En 2016, je vous parlais de l’initiative de cliniques médicales de la région d’Edmonton qui avaient inclus dans leur logiciel de prescription électronique, des alertes relatives aux critères de Beers pour les patients âgés. Je mentionnais que je trouvais que les alertes étaient bien faites et qu’elles incluaient des recommandations de conduite clinique, ce qui fait généralement défaut.
Le même groupe nous revient avec une nouvelle étude observationnelle rétrospective sur ces alertes, publiée en mai de cette année et disponible gratuitement en texte complet sur PubMed Central. L’objectif de l’étude était de déterminer la fréquence d’interaction des cliniciens avec les alertes liées aux critères de Beers, ainsi que de déterminer la fréquence de déprescription de médicaments potentiellement inappropriés associée à ces alertes.
L’étude a eu lieu dans deux cliniques médicales situées en Alberta, la première spécialisée en gériatrie et la seconde offrant des soins de première ligne. 18 médecins ont participé à l’étude. Toutes les alertes générées durant les visites de patients de 65 ans ou plus dans ces deux cliniques, et par l’un des médecins participant à l’étude, entre le 1er juillet 2015 et le 31 décembre 2017, ont été incluses.

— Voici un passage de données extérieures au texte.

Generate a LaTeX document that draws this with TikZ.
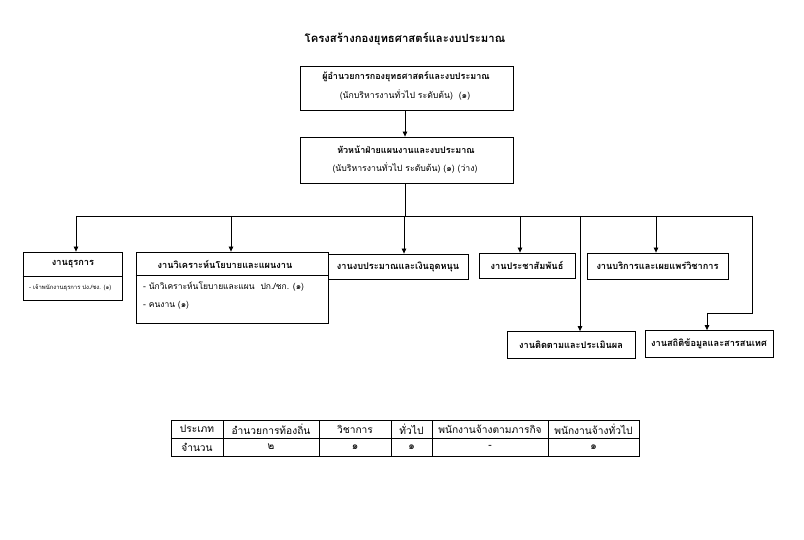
\documentclass[tikz,border=0pt]{standalone}
\usepackage{fontspec}
\setmainfont[Script=Thai]{Loma}
\usetikzlibrary{arrows.meta}
\tikzset{
  line/.style={line width=0.8pt, black},
  arr/.style={line, -{Triangle[length=5pt,width=4.5pt]}},
  box/.style={draw, line width=0.8pt, inner sep=0pt, align=center},
  hd/.style={font=\fontsize{9}{11}\selectfont\bfseries, inner sep=0pt},
  lb/.style={font=\fontsize{9.2}{11}\selectfont\bfseries},
  tx/.style={font=\fontsize{8.7}{10}\selectfont, inner sep=0pt},
  it/.style={font=\fontsize{8.5}{10}\selectfont, inner sep=0pt},
  sm/.style={font=\fontsize{5.9}{7}\selectfont, inner sep=0pt},
  cell/.style={font=\fontsize{10.2}{12}\selectfont, inner sep=0pt}
}
\begin{document}
\begin{tikzpicture}[x=1pt,y=-1pt]
\useasboundingbox[fill=white] (0,0) rectangle (804,540);
% title
\node[font=\fontsize{11.3}{13}\selectfont\bfseries, inner sep=0pt] (title) at (405,39) {โครงสร้างกองยุทธศาสตร์และงบประมาณ};
% box 1
\node[box, minimum width=213pt, minimum height=44pt] (b1) at (406.5,88) {};
\node[hd] (b1a) at (406,77) {ผู้อำนวยการกองยุทธศาสตร์และงบประมาณ};
\node[tx] (b1b) at (405,95) {(นักบริหารงานทั่วไป ระดับต้น)\ \ (๑)};
% box 2
\node[box, minimum width=213pt, minimum height=46pt] (b2) at (406.5,160) {};
\node[hd] (b2a) at (406,150) {หัวหน้าฝ่ายแผนงานและงบประมาณ};
\node[tx] (b2b) at (405,168) {(นับริหารงานทั่วไป ระดับต้น) (๑) (ว่าง)};
\draw[arr] (b1.south -| 405,0) -- (b2.north -| 405,0);
% bus
\coordinate (bL) at (76,216);
\coordinate (bR) at (752,216);
\coordinate (bM) at (405,216);
\coordinate (t2) at (231,216);
\coordinate (t3) at (404,216);
\coordinate (t4) at (520,216);
\coordinate (t5) at (580,216);
\coordinate (t6) at (656,216);
\coordinate (k1) at (752,313);
\coordinate (k2) at (707,313);
\draw[line] (b2.south -| 405,0) -- (bM);
\draw[line] (bL) -- (bR);
% lower boxes
\node[box, minimum width=99pt, minimum height=48pt] (g1) at (72.5,276) {};
\draw[line] (g1.west |- 0,276) -- (g1.east |- 0,276);
\node[lb, inner sep=0pt] (g1a) at (73,264) {งานธุรการ};
\node[sm, anchor=west] (g1b) at (29,288) {- เจ้าพนักงานธุรการ ปง./ชง. (๑)};

\node[box, minimum width=192pt, minimum height=71pt] (g2) at (232,287.5) {};
\draw[line] (g2.west |- 0,275) -- (g2.east |- 0,275);
\node[lb, inner sep=0pt] (g2a) at (225,264) {งานวิเคราะห์นโยบายและแผนงาน};
\node[it, anchor=west] (g2b) at (143,287) {- นักวิเคราะห์นโยบายและแผน\ \ ปก./ชก. (๑)};
\node[it, anchor=west] (g2c) at (143,305) {- คนงาน (๑)};

\node[box, lb, minimum width=140pt, minimum height=25pt] (g3) at (398,266.5) {งานงบประมาณและเงินอุดหนุน};
\node[box, lb, minimum width=96pt, minimum height=25pt] (g4) at (527,265.5) {งานประชาสัมพันธ์};
\node[box, lb, minimum width=141pt, minimum height=26pt] (g6) at (657.5,266) {งานบริการและเผยแพร่วิชาการ};
\node[box, lb, minimum width=128pt, minimum height=27pt] (g5) at (571,345) {งานติดตามและประเมินผล};
\node[box, lb, minimum width=128pt, minimum height=27pt] (g7) at (709,344) {งานสถิติข้อมูลและสารสนเทศ};

\draw[arr] (bL) -- (bL |- g1.north);
\draw[arr] (t2) -- (t2 |- g2.north);
\draw[arr] (t3) -- (t3 |- g3.north);
\draw[arr] (t4) -- (t4 |- g4.north);
\draw[arr] (t6) -- (t6 |- g6.north);
\draw[arr] (t5) -- (t5 |- g5.north);
\draw[line] (bR) -- (k1) -- (k2);
\draw[arr] (k2) -- (k2 |- g7.north);

% table
\node[draw, line width=0.8pt, minimum width=468pt, minimum height=36pt, inner sep=0pt] (tbl) at (405,438) {};
\draw[line] (tbl.west) -- (tbl.east);
\foreach \x in {223,319,391,432,548} \draw[line] (\x,420) -- (\x,456);
\node[cell] (c11) at (197,429) {ประเภท};
\node[cell] (c12) at (271,429) {อำนวยการท้องถิ่น};
\node[cell] (c13) at (355,429) {วิชาการ};
\node[cell] (c14) at (411.5,429) {ทั่วไป};
\node[cell] (c15) at (490,429) {พนักงานจ้างตามภารกิจ};
\node[cell] (c16) at (593.5,429) {พนักงานจ้างทั่วไป};
\node[cell] (c21) at (197,447) {จำนวน};
\node[cell] (c22) at (271,447) {๒};
\node[cell] (c23) at (355,447) {๑};
\node[cell] (c24) at (411.5,447) {๑};
\node[cell] (c25) at (490,447) {-};
\node[cell] (c26) at (593.5,447) {๑};
\end{tikzpicture}
\end{document}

Les mesures de performance des alertes étaient calculées comme le nombre d’interactions de cliniciens avec l’alerte (le nombre de cas où l’alerte n’est pas ignorée) par rapport au nombre d’affichages de l’alerte, et l’inverse de cette mesure était aussi rapportée comme le « number needed to remind » (NNR), soit le nombre d’affichages de l’alerte avant qu’une réponse d’un clinicien n’ait lieu. Cette mesure été décrite en 2014. De la même manière, les auteurs rapportes la performance de l’alerte par rapport au nombre de cessations du médicament en cause et son inverse, le « number needed to deprescribe » (NND).
3221 patients âgés en moyenne de 78 ans ont eu 20 947 visites incluses dans l’étude. 8222 alertes ont été générées. dans 7429 visites. La performance de l’alerte était de 17,3% pour l’interaction d’un clinicien, soit un NNR de 5,8. Cependant, cette mesure était de 7,4 dans la clinique de première ligne et 2,7 dans la clinique de gériatrie, indiquant une plus grande efficacité de l’alerte en gériatrie, une différence statistiquement significative. Les auteurs spéculent sur les raisons de cette différence dans la discussion. La performance pour la déprescription était de 1,2% avec un NND de 82, sans différence statistiquement significative entre les deux cliniques.
Selon moi, la contribution principale de cet article est de démontrer que même si des alertes sont bien conçues, et incluent des recommandations de conduite clinique, cela ne signifie pas qu’elles auront un grand impact clinique. De plus, il est bien connu que l’efficacité d’une alerte ne peut pas être évaluée seule, il faut prendre en compte l’ensemble des alertes affichées au clinicien dans le contexte de surabondance d’alertes menant à une désensibilisation (alert fatigue) même aux alertes importantes. Pour cette raison, je crois que cet article renforce la nécessité d’un monitorage actif des alertes générées par un système d’aide à la décision par une équipe de cliniciens, comme je le mentionnais en mai 2017. Il ne faut pas non plus négliger les principes de conception d’alertes pour en maximiser l’efficacité.